▶ [Stated goal]
Only the lines from the top of the listing below to the line that has "import pandas as pd" should be echoed, with both ends kept and pictures left out.

▶ [Information provided]
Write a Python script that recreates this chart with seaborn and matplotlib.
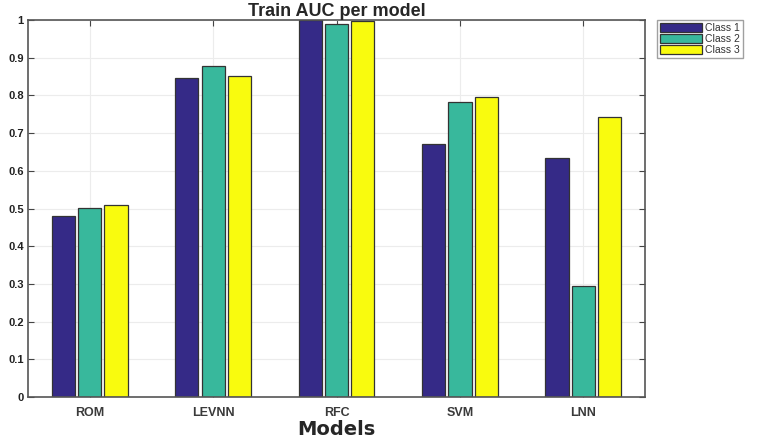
import matplotlib
matplotlib.use("Agg")
import matplotlib.pyplot as plt
import seaborn as sns
import pandas as pd

models = ['ROM', 'LEVNN', 'RFC', 'SVM', 'LNN']
classes = ['Class 1', 'Class 2', 'Class 3']
class1 = [0.479, 0.847, 1.000, 0.670, 0.633]
class2 = [0.502, 0.877, 0.990, 0.782, 0.295]
class3 = [0.510, 0.852, 0.998, 0.795, 0.744]
yticks = [0, 0.1, 0.2, 0.3, 0.4, 0.5, 0.6, 0.7, 0.8, 0.9, 1]
ytick_labels = ['0', '0.1', '0.2', '0.3', '0.4', '0.5', '0.6', '0.7', '0.8', '0.9', '1']

rows = []
for vals, c in zip([class1, class2, class3], classes):
    for m, v in zip(models, vals):
        rows.append({'Model': m, 'Class': c, 'AUC': v})
df = pd.DataFrame(rows)

sns.set_style('white')
plt.rcParams['font.family'] = ['Liberation Sans', 'DejaVu Sans']

fig = plt.figure(figsize=(7.61, 4.38), dpi=100)
ax = fig.add_axes([0.0368, 0.0936, 0.8108, 0.8606])

palette = ['#352a87', '#38b89c', '#f9fb0e']
sns.barplot(data=df, x='Model', y='AUC', hue='Class', palette=palette,
            width=0.64, gap=0.12, edgecolor='#333333', linewidth=0.9,
            saturation=1, ax=ax)

ax.set_xlim(-0.5, 4.5)
ax.set_ylim(0, 1)
ax.set_yticks(yticks)
ax.set_yticklabels(ytick_labels, fontsize=8, fontweight='bold', color='#222222')
ax.set_xticks(range(len(models)))
ax.set_xticklabels(models, fontsize=9, fontweight='bold', color='#3a3a3a')
ax.tick_params(axis='both', direction='in', length=4, color='#444444',
               top=True, right=True, bottom=True, left=True, pad=3)
ax.tick_params(axis='x', pad=7)
ax.set_axisbelow(True)
ax.grid(True, color='#ececec', linewidth=0.8)
for s in ax.spines.values():
    s.set_color('#555555')
    s.set_linewidth(1.2)

ax.set_ylabel('')
ax.set_xlabel('Models', fontsize=14, fontweight='bold', family='DejaVu Sans', labelpad=1)
ax.set_title('Train AUC per model', fontsize=13, fontweight='bold', pad=3)

leg = ax.legend(loc='upper left', bbox_to_anchor=(1.02, 1.0), fontsize=7.5,
                frameon=True, fancybox=False, edgecolor='#888888',
                handlelength=4.0, handleheight=0.9, handletextpad=0.3,
                borderpad=0.3, labelspacing=0.1, borderaxespad=0)
for t in leg.get_texts():
    t.set_color('#333333')

fig.savefig('out.png', dpi=100)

▶ [Finished answer]
Write a Python script that recreates this chart with seaborn and matplotlib.
import matplotlib
matplotlib.use("Agg")
import matplotlib.pyplot as plt
import seaborn as sns
import pandas as pd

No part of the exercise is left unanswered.